David’s story holds brighter outcomes. Two brothers who own a town in France are at war with each other when one’s daughter goes missing. After the town is torn apart, the girl returns and reminds them that when she took her first step it was both their hands she held on to. Peace is restored. They live happily ever after.
Later on, David enquires to his father Vincent (Lorcan Cranitch) about the truth in the tale. “It’s a myth”, he chortles. In the evolution of narrative from fact to fiction and vice versa, we sometimes find it hard to know what to believe.
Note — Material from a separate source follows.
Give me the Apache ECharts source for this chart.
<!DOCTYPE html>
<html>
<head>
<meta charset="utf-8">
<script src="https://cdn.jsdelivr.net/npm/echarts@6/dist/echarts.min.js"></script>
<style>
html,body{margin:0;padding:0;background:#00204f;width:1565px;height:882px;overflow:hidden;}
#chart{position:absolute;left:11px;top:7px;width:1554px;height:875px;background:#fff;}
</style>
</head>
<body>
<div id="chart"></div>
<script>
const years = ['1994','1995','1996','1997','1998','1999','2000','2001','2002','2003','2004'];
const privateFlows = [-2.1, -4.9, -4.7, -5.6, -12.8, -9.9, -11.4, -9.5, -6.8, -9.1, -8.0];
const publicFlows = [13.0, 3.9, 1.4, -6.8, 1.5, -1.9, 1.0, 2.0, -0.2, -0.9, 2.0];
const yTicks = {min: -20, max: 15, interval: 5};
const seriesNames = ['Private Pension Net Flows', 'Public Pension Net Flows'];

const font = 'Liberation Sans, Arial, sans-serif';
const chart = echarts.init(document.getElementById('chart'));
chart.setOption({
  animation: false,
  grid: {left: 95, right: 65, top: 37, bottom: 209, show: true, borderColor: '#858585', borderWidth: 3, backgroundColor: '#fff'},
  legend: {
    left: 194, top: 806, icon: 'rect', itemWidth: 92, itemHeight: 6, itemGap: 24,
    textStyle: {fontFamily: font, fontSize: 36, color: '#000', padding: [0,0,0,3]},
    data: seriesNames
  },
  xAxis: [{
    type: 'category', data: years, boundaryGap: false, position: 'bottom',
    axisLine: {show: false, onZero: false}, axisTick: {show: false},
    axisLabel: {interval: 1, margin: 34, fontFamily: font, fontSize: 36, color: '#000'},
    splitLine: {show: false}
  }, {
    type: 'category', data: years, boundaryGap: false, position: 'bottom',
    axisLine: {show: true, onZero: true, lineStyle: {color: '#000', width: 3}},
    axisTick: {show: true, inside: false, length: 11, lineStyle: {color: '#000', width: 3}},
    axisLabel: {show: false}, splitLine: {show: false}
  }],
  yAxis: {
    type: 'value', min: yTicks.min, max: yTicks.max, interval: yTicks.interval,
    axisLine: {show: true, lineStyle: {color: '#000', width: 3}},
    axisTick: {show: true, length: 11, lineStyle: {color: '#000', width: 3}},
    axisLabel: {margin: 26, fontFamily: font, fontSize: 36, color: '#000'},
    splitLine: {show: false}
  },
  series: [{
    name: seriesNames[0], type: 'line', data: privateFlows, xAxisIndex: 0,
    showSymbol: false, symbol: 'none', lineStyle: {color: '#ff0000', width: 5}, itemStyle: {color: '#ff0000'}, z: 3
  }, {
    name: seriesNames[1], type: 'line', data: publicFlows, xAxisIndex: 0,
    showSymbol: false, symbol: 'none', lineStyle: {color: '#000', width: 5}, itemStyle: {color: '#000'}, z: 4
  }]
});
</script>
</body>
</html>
On first impression we’re not sure if Dungan, whose pen has often lavished dense narration and novelistic detail, is content with letting his characters take their place in the drama or assume the role of storyteller themselves. Not that the latter has wielded entirely bad results – the epistolary epic The Life and Sorta Death of Eric Argyle built into an affecting crescendo where characters perished powerfully into prose. However, it becomes clear that Before Monsters Were Made marks a significant departure into dialogue for the playwright, and with it comes the realisation that in lieu of crowding the onlooker with details, what’s left unsaid is just as tantalising.
The action, underscored by constant suspicion by director Ben Kidd, plays in elegant décors enclosed by earth and fallen furniture in Zia Holly’s design, suggesting a blasted domestic scene. There is a sense of suppressed hostility under the clicking of cutlery during a lengthy family dinner, as David’s wife Abigail (Orla Fitzgerald) questions Vincent about the strange events surrounding him since the young girl’s death. His spouse Jackie (Janice Byrne) and other son Graham (Manus Halligan) angrily dismiss her insinuations for the rumours they’ll generate: “That’s just something to fill the empty air”.
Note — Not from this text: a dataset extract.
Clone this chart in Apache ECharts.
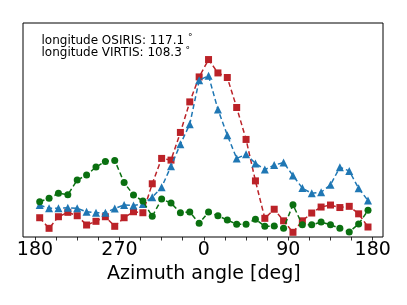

Measured to great suspense by Kidd, the action is especially grounded by Fitzgerald, whose naturalistic turn introduces bold statements that never feel like departures or exaggerations. Coonan, you can sense, is well controlled, leaving us to wonder if he’ll unleash that raw power that the actor is known for in his screen roles. The master player here is Cranitch, the stylistic stresses of his voice and disciplined gestures giving him ownership of the stage when given free reign. He holds the guessing audience in the palm of his hand until the last moment.
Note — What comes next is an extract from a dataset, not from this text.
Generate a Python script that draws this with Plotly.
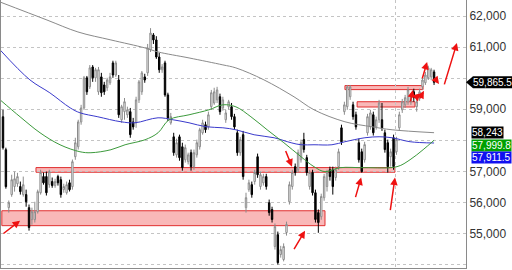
import plotly.graph_objects as go

# ---------------- data ----------------
opens = [
    58755, 57695, 55830, 56250, 56510, 56600, 56510, 56250, 56250, 55830,
    55445, 55445, 55700, 56310, 56830, 56830, 56570, 56670, 56540, 56830,
    56730, 56410, 56310, 56630, 56506, 57470, 57790, 58590, 59040, 60010,
    59720, 60360, 60010, 59560, 60040, 59780, 59690, 59850, 60490, 60100,
    59940, 58660, 58920, 58820, 58920, 58590, 58560, 59300, 59560, 60040,
    60170, 60910, 61390, 61230, 60680, 60270, 60490, 59460, 58560, 58110,
    57530, 58110, 57790, 57370, 57310, 57600, 57150, 57530, 57790, 58240,
    58500, 58430, 59080, 59200, 59300, 59400, 59040, 58660, 59080, 59080,
    58760, 58240, 57600, 58180, 55830, 56410, 56570, 56670, 57470, 56510,
    56630, 56830, 55990, 55770, 54580, 54960, 54320, 54160, 55030, 56020,
    56510, 57150, 57050, 57370, 58020, 57440, 56510, 56960, 56310, 55670,
    55540, 56150, 56510, 57050, 57050, 56800, 57150, 58400, 58920, 59080,
    59400, 59140, 58820, 57920, 57630, 57370, 58240, 58430, 58820, 58430,
    58660, 58660, 58240, 57920, 57470, 58080, 57630, 58400, 58980, 59140,
    59240, 59240, 59560, 59080, 59370, 59720, 59850, 60010, 60040, 60200,
]
closes = [
    57759, 56506, 55990, 56730, 56760, 56830, 56345, 56570, 56020, 55190,
    55700, 55700, 56345, 56960, 56630, 56310, 56990, 56540, 56670, 56630,
    56250, 56510, 56570, 56410, 57310, 57920, 58590, 59040, 60010, 59560,
    60330, 60010, 60270, 60270, 59530, 59560, 59940, 60040, 60100, 60490,
    58820, 59080, 59240, 58980, 58180, 58430, 59300, 59880, 60170, 59940,
    60970, 61450, 61230, 60680, 60270, 60360, 59460, 58720, 58760, 57600,
    57920, 57440, 57120, 57760, 57530, 57150, 57600, 57920, 58340, 58560,
    58340, 58820, 59530, 59560, 59620, 58920, 59300, 58880, 59240, 58760,
    58430, 57600, 58020, 56830, 56150, 56630, 56250, 56960, 56890, 56890,
    56830, 56510, 55670, 55450, 55220, 54060, 54480, 54580, 55290, 56570,
    56960, 56960, 57600, 57920, 57700, 56960, 56960, 56310, 55450, 55350,
    56190, 56830, 56960, 56830, 56510, 57050, 57630, 57950, 59140, 59720,
    59720, 58760, 58430, 57370, 56990, 57860, 58760, 58880, 58240, 58660,
    59200, 58400, 57700, 57150, 57630, 57150, 58020, 58820, 59240, 59370,
    59620, 59400, 59370, 59240, 59560, 59940, 60100, 60330, 60270, 59865.5,
]
highs = [
    58980, 57760, 56060, 56890, 56990, 56950, 56670, 56830, 56410, 55930,
    55830, 56020, 56410, 57050, 56960, 56990, 57050, 56800, 56760, 56890,
    56830, 56600, 56670, 56730, 57380, 58080, 58660, 59140, 60070, 60070,
    60420, 60420, 60330, 60360, 60170, 59880, 60010, 60170, 60560, 60560,
    60100, 59140, 59360, 59080, 59040, 58720, 59400, 59940, 60230, 60140,
    61100, 61610, 61450, 61350, 60810, 60450, 60560, 59530, 58880, 58240,
    58050, 58180, 57920, 57860, 57600, 57700, 57700, 58020, 58400, 58660,
    58600, 58920, 59620, 59690, 59720, 59500, 59400, 58980, 59300, 59200,
    58850, 58340, 58110, 58300, 56310, 56730, 56670, 57050, 57570, 56990,
    56920, 56920, 56090, 55860, 55320, 55060, 54600, 54680, 55380, 56670,
    57050, 57250, 57700, 58020, 58240, 57530, 57050, 57050, 56410, 55770,
    56280, 56920, 57050, 57150, 57150, 57150, 57730, 58500, 59240, 59780,
    59780, 59240, 58920, 58050, 57730, 57950, 58850, 58980, 58920, 58760,
    59300, 59200, 58340, 58020, 57730, 58180, 58110, 58920, 59330, 59460,
    59720, 59500, 59660, 59330, 59660, 60040, 60200, 60400, 60330, 60270,
]
lows = [
    57700, 56440, 55670, 56180, 56345, 56500, 56250, 56185, 55860, 55090,
    55280, 55350, 55640, 56250, 56570, 56220, 56470, 56470, 56470, 56540,
    56150, 56310, 56250, 56350, 56410, 57370, 57700, 58500, 58980, 59460,
    59650, 59880, 59880, 59460, 59400, 59460, 59590, 59780, 60010, 60040,
    58720, 58560, 58660, 58720, 58080, 58340, 58400, 59200, 59460, 59850,
    60070, 60840, 61100, 60620, 60170, 60170, 59400, 58620, 58500, 57500,
    57440, 57340, 57020, 57280, 57220, 57020, 57050, 57440, 57700, 58180,
    58240, 58340, 58980, 59140, 59200, 58820, 58950, 58560, 58980, 58660,
    58340, 57500, 57500, 56730, 55670, 56340, 56150, 56570, 56790, 56410,
    56540, 56410, 55570, 55350, 54480, 54000, 54220, 54100, 54930, 55930,
    56410, 56860, 56960, 57280, 57600, 56860, 56410, 56220, 55350, 55020,
    55440, 56050, 56350, 56700, 56250, 56700, 57050, 57850, 58820, 58980,
    59300, 58660, 58340, 57280, 56960, 57280, 58150, 58340, 58150, 58340,
    58560, 58300, 57600, 56960, 57150, 57050, 57530, 58300, 58880, 59040,
    59140, 59140, 59240, 58920, 59270, 59620, 59780, 59940, 59940, 59780,
]
bars = list(range(len(closes)))

# moving averages, sampled along the curve (bar index, value)
ma_long_x = [-1, 15.2, 25.9, 37.3, 49.1, 53.6, 64.3, 76, 80.5, 90.2, 100.6, 107.5, 118.2, 127.5, 134.5, 149]
ma_long_y = [62450, 61871, 61486, 61229, 60972, 60843, 60650, 60426, 60329, 59944, 59398, 58980, 58594, 58434, 58337, 58243]

ma_blue_x = [-1, 9.3, 16.2, 23.2, 26.6, 32.8, 40.8, 45.6, 53.6, 58.8, 64.3, 70.2, 76, 80.5, 86.8, 93.7, 99.6, 103, 107.5, 113.7, 118.2, 125.1, 130, 134.5, 140.7, 149]
ma_blue_y = [60908, 59944, 59526, 59044, 58884, 58755, 58594, 58562, 58723, 58658, 58562, 58434, 58401, 58337, 58177, 58080, 57919, 57855, 57855, 57855, 57952, 58080, 58112, 58080, 57952, 57911.5]

ma_green_x = [-1, 5.9, 12.8, 19.7, 26.6, 30.4, 37.3, 42.2, 49.1, 53.6, 57.4, 64.3, 71.2, 76, 80.5, 85.7, 91.3, 97.1, 103, 107.5, 111.3, 116.5, 125.1, 136.2, 140.7, 145.2, 149]
ma_green_y = [59301, 58755, 58241, 57855, 57630, 57598, 57695, 57855, 58016, 58241, 58658, 58819, 58980, 59141, 59076, 58755, 58337, 57919, 57470, 57149, 56988, 57116, 57116, 57149, 57373, 57695, 57999.8]

# support / resistance zones (bar from, bar to, low price, high price)
zone_x0 = [-0.4, 11.4, 118.2, 122.4]
zone_x1 = [111.3, 135.5, 145.2, 142.4]
zone_lo = [55250, 56970, 59630, 59070]
zone_hi = [55730, 57120, 59760, 59240]

# red arrows (tail bar, tail price, head bar, head price)
arr_tx = [-0.35, 97.5, 100.3, 121.7, 133.8, 152.4, 140.7, 144.8, 143.8, 142.8, 148.9]
arr_ty = [54960, 57700, 54450, 56120, 55700, 59750, 59200, 59950, 59300, 59500, 60040]
arr_hx = [5.9, 99.9, 104.4, 123.8, 135.5, 156.9, 141.7, 146.6, 145.5, 143.4, 150.7]
arr_hy = [55410, 57150, 55090, 56800, 56800, 61130, 59620, 60520, 59590, 59240, 59810]

tick_vals = [54000, 55000, 56000, 57000, 58000, 59000, 60000, 61000, 62000]
tick_text = ["54,000", "55,000", "56,000", "57,000", "", "59,000", "", "61,000", "62,000"]
grid_x = [135.5]

last_price = closes[-1]
ma_labels = [(ma_long_y[-1], "58,243", "black", 0),
             (ma_green_y[-1], "57,999.8", "#00a000", -5),
             (ma_blue_y[-1], "57,911.5", "#1010f0", -15)]

FONT = "Liberation Sans, Arial"

# ---------------- figure ----------------
fig = go.Figure()
fig.add_trace(go.Scatter(x=ma_long_x, y=ma_long_y, mode="lines",
                         line=dict(color="#8a8a8a", width=1, shape="spline"), hoverinfo="skip"))
fig.add_trace(go.Scatter(x=ma_blue_x, y=ma_blue_y, mode="lines",
                         line=dict(color="#3a3acc", width=1, shape="spline"), hoverinfo="skip"))
fig.add_trace(go.Scatter(x=ma_green_x, y=ma_green_y, mode="lines",
                         line=dict(color="#3c9a3c", width=1, shape="spline"), hoverinfo="skip"))
fig.add_trace(go.Candlestick(
    x=bars, open=opens, high=highs, low=lows, close=closes,
    increasing=dict(line=dict(color="#8c8c8c", width=1), fillcolor="white"),
    decreasing=dict(line=dict(color="black", width=1), fillcolor="black"),
    whiskerwidth=0,
))

for x0, x1, lo, hi in zip(zone_x0, zone_x1, zone_lo, zone_hi):
    fig.add_shape(type="rect", xref="x", yref="y", x0=x0, x1=x1, y0=lo, y1=hi,
                  fillcolor="rgba(247,160,160,0.75)", line=dict(color="#e03030", width=1),
                  layer="below")

for tx, ty, hx, hy in zip(arr_tx, arr_ty, arr_hx, arr_hy):
    fig.add_annotation(x=hx, y=hy, ax=tx, ay=ty, xref="x", yref="y", axref="x", ayref="y",
                       text="", showarrow=True, arrowhead=2, arrowsize=1, arrowwidth=1.5,
                       arrowcolor="#ee1111")

# last price marker
fig.add_shape(type="path", xref="paper", yref="y",
              path=f"M 1.0,{last_price} L 1.0151,{last_price + 195} L 1.0151,{last_price - 195} Z",
              fillcolor="black", line=dict(width=0))
fig.add_shape(type="rect", xref="paper", yref="y", x0=1.0151, x1=1.1,
              y0=last_price - 195, y1=last_price + 195, fillcolor="black", line=dict(width=0))
fig.add_annotation(x=1.0112, y=last_price, xref="paper", yref="y", xanchor="left",
                   text=f"{last_price:,.1f}", showarrow=False,
                   font=dict(color="white", size=10, family=FONT))

for val, txt, col, shift in ma_labels:
    fig.add_annotation(x=1.0100, y=val, xref="paper", yref="y", xanchor="left", yshift=shift,
                       text=txt, showarrow=False, bgcolor=col, borderpad=0,
                       font=dict(color="white", size=10, family=FONT))

fig.update_layout(
    width=512, height=270,
    margin=dict(l=1, r=46, t=0, b=2),
    paper_bgcolor="white", plot_bgcolor="white",
    showlegend=False,
    font=dict(family=FONT, size=12, color="#333333"),
    xaxis=dict(range=[-0.69, 160.04], rangeslider=dict(visible=False),
               tickvals=grid_x, showticklabels=False, ticks="",
               showgrid=True, gridcolor="#c4c4c4", griddash="dot", gridwidth=1,
               zeroline=False, showline=True, linecolor="#8a8a8a", linewidth=1),
    yaxis=dict(side="right", range=[53887, 62515], tickvals=tick_vals, ticktext=tick_text,
               ticks="", showgrid=True, gridcolor="#c4c4c4", griddash="dot", gridwidth=1,
               zeroline=False, showline=True, mirror=True, linecolor="#8a8a8a", linewidth=1,
               tickfont=dict(size=12, color="#333333", family=FONT)),
)

fig.write_html("out.html")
As the drama hurtles towards its conclusion, the playwright manages to problematise every narrative smartly, leaving us to sort through a conspiracy theory, an alibi and a questionable bedtime story. However, the terror in this mystery play lies not in the truth of our tales but in the truths we choose to believe. As the heartbreak of Halligan’s performance in the final crushing moments testifies, this a stealthy drama about the ruinous effects of myth-making, what they conceal and what they tarnish. After all, in the end what survives are the stories people tell, whether they be about fathers, daughters or monsters.